**EXERCISE DETAILS**
Give the data again exactly as written, skipping any pictures.

%%

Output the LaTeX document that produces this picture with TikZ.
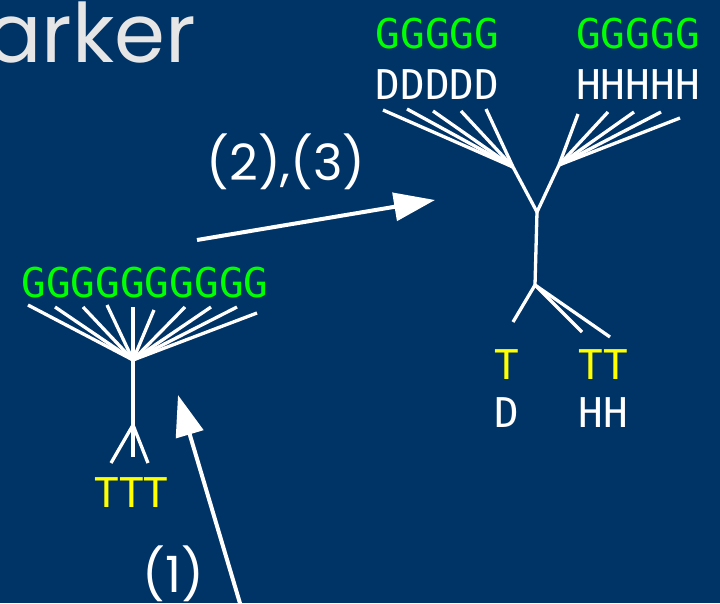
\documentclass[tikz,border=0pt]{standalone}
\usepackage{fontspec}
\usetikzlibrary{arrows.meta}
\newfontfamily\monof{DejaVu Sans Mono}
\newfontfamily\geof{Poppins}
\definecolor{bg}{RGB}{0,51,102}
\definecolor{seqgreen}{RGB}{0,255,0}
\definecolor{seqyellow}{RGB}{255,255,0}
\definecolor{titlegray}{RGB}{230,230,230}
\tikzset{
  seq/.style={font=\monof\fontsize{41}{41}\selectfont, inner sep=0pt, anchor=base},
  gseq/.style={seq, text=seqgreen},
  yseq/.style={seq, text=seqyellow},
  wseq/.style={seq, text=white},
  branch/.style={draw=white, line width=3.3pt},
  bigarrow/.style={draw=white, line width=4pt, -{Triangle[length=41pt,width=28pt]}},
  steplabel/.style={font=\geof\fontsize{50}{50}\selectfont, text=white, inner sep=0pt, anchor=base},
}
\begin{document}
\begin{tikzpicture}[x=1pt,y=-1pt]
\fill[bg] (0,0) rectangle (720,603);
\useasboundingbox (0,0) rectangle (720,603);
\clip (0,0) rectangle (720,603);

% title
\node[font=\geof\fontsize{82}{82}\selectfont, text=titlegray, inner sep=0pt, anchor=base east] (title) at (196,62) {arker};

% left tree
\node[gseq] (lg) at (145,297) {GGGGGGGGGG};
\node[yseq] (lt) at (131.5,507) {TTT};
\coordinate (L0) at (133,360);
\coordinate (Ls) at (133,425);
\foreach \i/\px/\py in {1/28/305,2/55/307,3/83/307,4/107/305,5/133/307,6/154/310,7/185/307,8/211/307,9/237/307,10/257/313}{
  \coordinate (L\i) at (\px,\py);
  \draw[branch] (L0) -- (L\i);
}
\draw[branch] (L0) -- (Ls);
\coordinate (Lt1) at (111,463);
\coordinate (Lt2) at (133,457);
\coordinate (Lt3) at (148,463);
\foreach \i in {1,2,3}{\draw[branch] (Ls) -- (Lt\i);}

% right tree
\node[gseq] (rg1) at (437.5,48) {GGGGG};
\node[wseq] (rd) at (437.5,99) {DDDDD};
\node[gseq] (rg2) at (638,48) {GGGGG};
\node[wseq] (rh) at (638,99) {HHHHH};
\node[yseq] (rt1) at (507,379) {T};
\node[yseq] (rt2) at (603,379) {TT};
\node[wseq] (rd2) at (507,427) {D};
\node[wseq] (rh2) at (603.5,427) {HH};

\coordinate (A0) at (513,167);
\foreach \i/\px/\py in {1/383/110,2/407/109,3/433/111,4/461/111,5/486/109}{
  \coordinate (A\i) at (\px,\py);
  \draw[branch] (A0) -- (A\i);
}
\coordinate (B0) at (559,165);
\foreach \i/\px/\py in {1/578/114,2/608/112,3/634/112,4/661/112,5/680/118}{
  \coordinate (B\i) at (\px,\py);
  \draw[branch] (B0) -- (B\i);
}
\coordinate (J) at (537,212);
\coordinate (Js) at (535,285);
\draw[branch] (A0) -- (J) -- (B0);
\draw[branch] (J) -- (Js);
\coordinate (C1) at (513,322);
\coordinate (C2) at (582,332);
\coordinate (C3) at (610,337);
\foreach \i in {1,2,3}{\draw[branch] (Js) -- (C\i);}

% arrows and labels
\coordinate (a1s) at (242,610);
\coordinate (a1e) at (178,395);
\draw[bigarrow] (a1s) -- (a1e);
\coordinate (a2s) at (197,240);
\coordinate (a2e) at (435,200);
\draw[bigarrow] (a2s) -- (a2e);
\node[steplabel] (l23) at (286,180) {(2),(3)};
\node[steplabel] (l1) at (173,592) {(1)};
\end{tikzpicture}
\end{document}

%%

**SOLUTION FOR THIS EXERCISE**
Output the LaTeX document that produces this picture with TikZ.
\documentclass[tikz,border=0pt]{standalone}
\usepackage{fontspec}
\usetikzlibrary{arrows.meta}
\newfontfamily\monof{DejaVu Sans Mono}
\newfontfamily\geof{Poppins}
\definecolor{bg}{RGB}{0,51,102}
\definecolor{seqgreen}{RGB}{0,255,0}
\definecolor{seqyellow}{RGB}{255,255,0}
\definecolor{titlegray}{RGB}{230,230,230}
\tikzset{
  seq/.style={font=\monof\fontsize{41}{41}\selectfont, inner sep=0pt, anchor=base},
  gseq/.style={seq, text=seqgreen},
  yseq/.style={seq, text=seqyellow},
  wseq/.style={seq, text=white},
  branch/.style={draw=white, line width=3.3pt},
  bigarrow/.style={draw=white, line width=4pt, -{Triangle[length=41pt,width=28pt]}},
  steplabel/.style={font=\geof\fontsize{50}{50}\selectfont, text=white, inner sep=0pt, anchor=base},
}
\begin{document}
\begin{tikzpicture}[x=1pt,y=-1pt]
\fill[bg] (0,0) rectangle (720,603);
\useasboundingbox (0,0) rectangle (720,603);
\clip (0,0) rectangle (720,603);

% title
\node[font=\geof\fontsize{82}{82}\selectfont, text=titlegray, inner sep=0pt, anchor=base east] (title) at (196,62) {arker};

% left tree
\node[gseq] (lg) at (145,297) {GGGGGGGGGG};
\node[yseq] (lt) at (131.5,507) {TTT};
\coordinate (L0) at (133,360);
\coordinate (Ls) at (133,425);
\foreach \i/\px/\py in {1/28/305,2/55/307,3/83/307,4/107/305,5/133/307,6/154/310,7/185/307,8/211/307,9/237/307,10/257/313}{
  \coordinate (L\i) at (\px,\py);
  \draw[branch] (L0) -- (L\i);
}
\draw[branch] (L0) -- (Ls);
\coordinate (Lt1) at (111,463);
\coordinate (Lt2) at (133,457);
\coordinate (Lt3) at (148,463);
\foreach \i in {1,2,3}{\draw[branch] (Ls) -- (Lt\i);}

% right tree
\node[gseq] (rg1) at (437.5,48) {GGGGG};
\node[wseq] (rd) at (437.5,99) {DDDDD};
\node[gseq] (rg2) at (638,48) {GGGGG};
\node[wseq] (rh) at (638,99) {HHHHH};
\node[yseq] (rt1) at (507,379) {T};
\node[yseq] (rt2) at (603,379) {TT};
\node[wseq] (rd2) at (507,427) {D};
\node[wseq] (rh2) at (603.5,427) {HH};

\coordinate (A0) at (513,167);
\foreach \i/\px/\py in {1/383/110,2/407/109,3/433/111,4/461/111,5/486/109}{
  \coordinate (A\i) at (\px,\py);
  \draw[branch] (A0) -- (A\i);
}
\coordinate (B0) at (559,165);
\foreach \i/\px/\py in {1/578/114,2/608/112,3/634/112,4/661/112,5/680/118}{
  \coordinate (B\i) at (\px,\py);
  \draw[branch] (B0) -- (B\i);
}
\coordinate (J) at (537,212);
\coordinate (Js) at (535,285);
\draw[branch] (A0) -- (J) -- (B0);
\draw[branch] (J) -- (Js);
\coordinate (C1) at (513,322);
\coordinate (C2) at (582,332);
\coordinate (C3) at (610,337);
\foreach \i in {1,2,3}{\draw[branch] (Js) -- (C\i);}

% arrows and labels
\coordinate (a1s) at (242,610);
\coordinate (a1e) at (178,395);
\draw[bigarrow] (a1s) -- (a1e);
\coordinate (a2s) at (197,240);
\coordinate (a2e) at (435,200);
\draw[bigarrow] (a2s) -- (a2e);
\node[steplabel] (l23) at (286,180) {(2),(3)};
\node[steplabel] (l1) at (173,592) {(1)};
\end{tikzpicture}
\end{document}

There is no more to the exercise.